* _TASK INSTRUCTIONS_: Transcribe the data in full and exactly, omitting any pictures.

* _AVAILABLE DATA_:
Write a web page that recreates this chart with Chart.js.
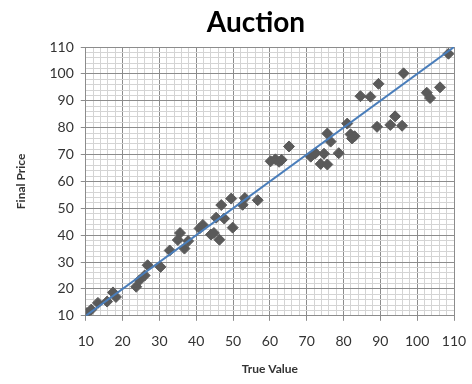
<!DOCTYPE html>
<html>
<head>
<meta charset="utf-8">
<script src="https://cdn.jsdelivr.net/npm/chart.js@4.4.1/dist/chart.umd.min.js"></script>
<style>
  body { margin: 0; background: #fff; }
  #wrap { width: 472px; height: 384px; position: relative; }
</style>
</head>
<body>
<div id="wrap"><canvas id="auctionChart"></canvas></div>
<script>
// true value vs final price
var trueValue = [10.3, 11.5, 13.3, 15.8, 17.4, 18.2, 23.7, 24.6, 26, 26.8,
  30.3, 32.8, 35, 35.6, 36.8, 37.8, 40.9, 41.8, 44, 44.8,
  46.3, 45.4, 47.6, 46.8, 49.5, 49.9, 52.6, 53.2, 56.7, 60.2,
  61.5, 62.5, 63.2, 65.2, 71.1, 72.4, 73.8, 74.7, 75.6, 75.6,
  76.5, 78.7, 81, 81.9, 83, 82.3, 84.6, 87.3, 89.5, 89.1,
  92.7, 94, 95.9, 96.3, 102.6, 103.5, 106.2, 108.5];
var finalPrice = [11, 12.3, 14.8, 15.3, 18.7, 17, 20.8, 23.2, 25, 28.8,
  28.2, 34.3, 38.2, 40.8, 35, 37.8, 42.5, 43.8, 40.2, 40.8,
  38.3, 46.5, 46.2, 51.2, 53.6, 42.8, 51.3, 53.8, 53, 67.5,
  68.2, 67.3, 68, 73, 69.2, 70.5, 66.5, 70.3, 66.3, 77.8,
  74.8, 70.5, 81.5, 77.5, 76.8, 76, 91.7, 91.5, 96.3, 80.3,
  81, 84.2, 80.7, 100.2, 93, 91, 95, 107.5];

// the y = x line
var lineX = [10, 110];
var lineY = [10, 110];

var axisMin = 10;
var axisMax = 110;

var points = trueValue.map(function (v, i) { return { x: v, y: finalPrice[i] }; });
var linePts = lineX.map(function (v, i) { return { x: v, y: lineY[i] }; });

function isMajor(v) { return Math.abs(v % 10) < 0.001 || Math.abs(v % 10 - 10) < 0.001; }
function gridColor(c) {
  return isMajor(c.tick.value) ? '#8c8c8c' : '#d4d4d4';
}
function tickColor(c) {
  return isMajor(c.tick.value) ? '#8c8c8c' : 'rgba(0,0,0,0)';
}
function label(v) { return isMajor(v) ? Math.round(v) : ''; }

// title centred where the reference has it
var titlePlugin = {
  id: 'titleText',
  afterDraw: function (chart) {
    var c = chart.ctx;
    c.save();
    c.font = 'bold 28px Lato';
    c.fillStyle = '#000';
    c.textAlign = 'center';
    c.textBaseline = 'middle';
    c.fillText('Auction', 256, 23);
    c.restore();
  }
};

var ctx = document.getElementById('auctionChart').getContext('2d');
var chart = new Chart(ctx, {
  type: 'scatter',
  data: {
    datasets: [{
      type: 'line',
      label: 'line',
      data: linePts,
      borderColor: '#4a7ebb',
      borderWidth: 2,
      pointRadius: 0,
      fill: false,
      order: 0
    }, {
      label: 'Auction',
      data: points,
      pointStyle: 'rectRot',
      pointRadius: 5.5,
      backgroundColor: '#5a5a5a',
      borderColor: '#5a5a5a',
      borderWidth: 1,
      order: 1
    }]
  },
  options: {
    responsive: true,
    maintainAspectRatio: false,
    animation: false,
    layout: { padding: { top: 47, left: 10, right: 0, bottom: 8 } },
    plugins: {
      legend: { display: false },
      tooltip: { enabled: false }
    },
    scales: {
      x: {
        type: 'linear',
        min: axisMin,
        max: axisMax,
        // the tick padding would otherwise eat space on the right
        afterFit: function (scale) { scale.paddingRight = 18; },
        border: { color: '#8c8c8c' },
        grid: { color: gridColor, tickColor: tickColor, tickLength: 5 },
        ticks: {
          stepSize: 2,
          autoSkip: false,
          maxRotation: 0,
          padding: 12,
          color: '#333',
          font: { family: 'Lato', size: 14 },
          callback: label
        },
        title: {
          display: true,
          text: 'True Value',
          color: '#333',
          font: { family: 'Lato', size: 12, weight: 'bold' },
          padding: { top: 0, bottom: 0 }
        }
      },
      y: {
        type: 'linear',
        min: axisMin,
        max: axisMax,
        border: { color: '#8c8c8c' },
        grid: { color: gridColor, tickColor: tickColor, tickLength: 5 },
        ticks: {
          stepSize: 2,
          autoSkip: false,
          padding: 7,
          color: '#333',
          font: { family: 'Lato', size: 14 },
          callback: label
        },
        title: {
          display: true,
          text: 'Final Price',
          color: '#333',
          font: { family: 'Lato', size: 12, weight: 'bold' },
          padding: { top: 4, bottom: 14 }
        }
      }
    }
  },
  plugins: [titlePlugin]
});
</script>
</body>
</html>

* _IN RESPONSE_:
Write a web page that recreates this chart with Chart.js.
<!DOCTYPE html>
<html>
<head>
<meta charset="utf-8">
<script src="https://cdn.jsdelivr.net/npm/chart.js@4.4.1/dist/chart.umd.min.js"></script>
<style>
  body { margin: 0; background: #fff; }
  #wrap { width: 472px; height: 384px; position: relative; }
</style>
</head>
<body>
<div id="wrap"><canvas id="auctionChart"></canvas></div>
<script>
// true value vs final price
var trueValue = [10.3, 11.5, 13.3, 15.8, 17.4, 18.2, 23.7, 24.6, 26, 26.8,
  30.3, 32.8, 35, 35.6, 36.8, 37.8, 40.9, 41.8, 44, 44.8,
  46.3, 45.4, 47.6, 46.8, 49.5, 49.9, 52.6, 53.2, 56.7, 60.2,
  61.5, 62.5, 63.2, 65.2, 71.1, 72.4, 73.8, 74.7, 75.6, 75.6,
  76.5, 78.7, 81, 81.9, 83, 82.3, 84.6, 87.3, 89.5, 89.1,
  92.7, 94, 95.9, 96.3, 102.6, 103.5, 106.2, 108.5];
var finalPrice = [11, 12.3, 14.8, 15.3, 18.7, 17, 20.8, 23.2, 25, 28.8,
  28.2, 34.3, 38.2, 40.8, 35, 37.8, 42.5, 43.8, 40.2, 40.8,
  38.3, 46.5, 46.2, 51.2, 53.6, 42.8, 51.3, 53.8, 53, 67.5,
  68.2, 67.3, 68, 73, 69.2, 70.5, 66.5, 70.3, 66.3, 77.8,
  74.8, 70.5, 81.5, 77.5, 76.8, 76, 91.7, 91.5, 96.3, 80.3,
  81, 84.2, 80.7, 100.2, 93, 91, 95, 107.5];

// the y = x line
var lineX = [10, 110];
var lineY = [10, 110];

var axisMin = 10;
var axisMax = 110;

var points = trueValue.map(function (v, i) { return { x: v, y: finalPrice[i] }; });
var linePts = lineX.map(function (v, i) { return { x: v, y: lineY[i] }; });

function isMajor(v) { return Math.abs(v % 10) < 0.001 || Math.abs(v % 10 - 10) < 0.001; }
function gridColor(c) {
  return isMajor(c.tick.value) ? '#8c8c8c' : '#d4d4d4';
}
function tickColor(c) {
  return isMajor(c.tick.value) ? '#8c8c8c' : 'rgba(0,0,0,0)';
}
function label(v) { return isMajor(v) ? Math.round(v) : ''; }

// title centred where the reference has it
var titlePlugin = {
  id: 'titleText',
  afterDraw: function (chart) {
    var c = chart.ctx;
    c.save();
    c.font = 'bold 28px Lato';
    c.fillStyle = '#000';
    c.textAlign = 'center';
    c.textBaseline = 'middle';
    c.fillText('Auction', 256, 23);
    c.restore();
  }
};

var ctx = document.getElementById('auctionChart').getContext('2d');
var chart = new Chart(ctx, {
  type: 'scatter',
  data: {
    datasets: [{
      type: 'line',
      label: 'line',
      data: linePts,
      borderColor: '#4a7ebb',
      borderWidth: 2,
      pointRadius: 0,
      fill: false,
      order: 0
    }, {
      label: 'Auction',
      data: points,
      pointStyle: 'rectRot',
      pointRadius: 5.5,
      backgroundColor: '#5a5a5a',
      borderColor: '#5a5a5a',
      borderWidth: 1,
      order: 1
    }]
  },
  options: {
    responsive: true,
    maintainAspectRatio: false,
    animation: false,
    layout: { padding: { top: 47, left: 10, right: 0, bottom: 8 } },
    plugins: {
      legend: { display: false },
      tooltip: { enabled: false }
    },
    scales: {
      x: {
        type: 'linear',
        min: axisMin,
        max: axisMax,
        // the tick padding would otherwise eat space on the right
        afterFit: function (scale) { scale.paddingRight = 18; },
        border: { color: '#8c8c8c' },
        grid: { color: gridColor, tickColor: tickColor, tickLength: 5 },
        ticks: {
          stepSize: 2,
          autoSkip: false,
          maxRotation: 0,
          padding: 12,
          color: '#333',
          font: { family: 'Lato', size: 14 },
          callback: label
        },
        title: {
          display: true,
          text: 'True Value',
          color: '#333',
          font: { family: 'Lato', size: 12, weight: 'bold' },
          padding: { top: 0, bottom: 0 }
        }
      },
      y: {
        type: 'linear',
        min: axisMin,
        max: axisMax,
        border: { color: '#8c8c8c' },
        grid: { color: gridColor, tickColor: tickColor, tickLength: 5 },
        ticks: {
          stepSize: 2,
          autoSkip: false,
          padding: 7,
          color: '#333',
          font: { family: 'Lato', size: 14 },
          callback: label
        },
        title: {
          display: true,
          text: 'Final Price',
          color: '#333',
          font: { family: 'Lato', size: 12, weight: 'bold' },
          padding: { top: 4, bottom: 14 }
        }
      }
    }
  },
  plugins: [titlePlugin]
});
</script>
</body>
</html>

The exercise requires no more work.